At the same time, dismissing valuation entirely carries its own risks. The message of the Q-Ratio is not that investors should liquidate their portfolios and wait indefinitely for a market collapse, because such an approach creates its own set of challenges and uncertainties. The more important message is that starting valuations matter, particularly when evaluating future return expectations over periods measured in years rather than months. When investors purchase assets at historically extreme valuations, they effectively reduce the margin for error and increase the likelihood that future returns will fall short of historical norms. The higher the starting valuation, the more difficult it becomes for future performance to match the impressive returns generated during previous decades.
This reality creates an uncomfortable dilemma for investors today. The greatest risk may not be an immediate market crash, nor may it be a sudden economic shock capable of triggering widespread panic. A more subtle risk exists in the possibility that investors continue extrapolating the recent past far into the future despite valuations residing near unprecedented levels. If future returns ultimately depend on the price paid today, how much future performance has already been pulled forward by investors willing to pay record prices for corporate assets?

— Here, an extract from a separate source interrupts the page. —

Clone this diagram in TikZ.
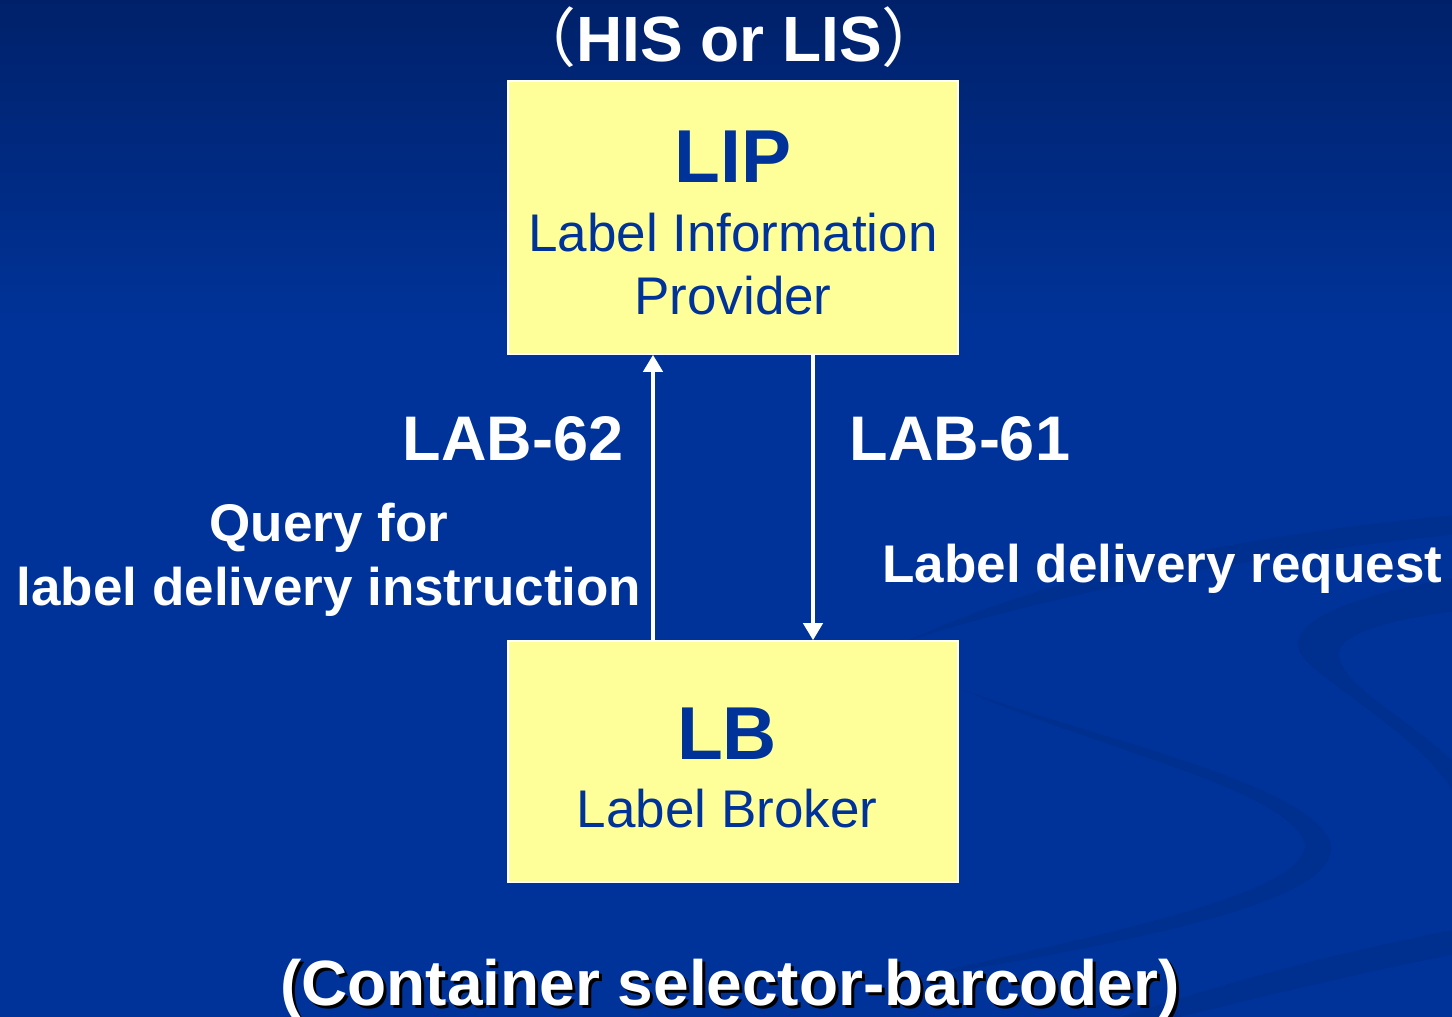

More than half a century after James Tobin introduced the Q-Ratio, the question he posed remains as relevant as ever. While investors continue debating interest rates, economic forecasts, technological revolutions and market sentiment, the underlying issue has changed very little. Every investment ultimately comes down to the relationship between price and value, because even the greatest asset can become a poor investment when purchased at an excessive price. Tobin's enduring contribution was not providing a method for predicting the next correction, but providing a framework for asking a question that every investor should consider: how much are we paying relative to what we are actually receiving?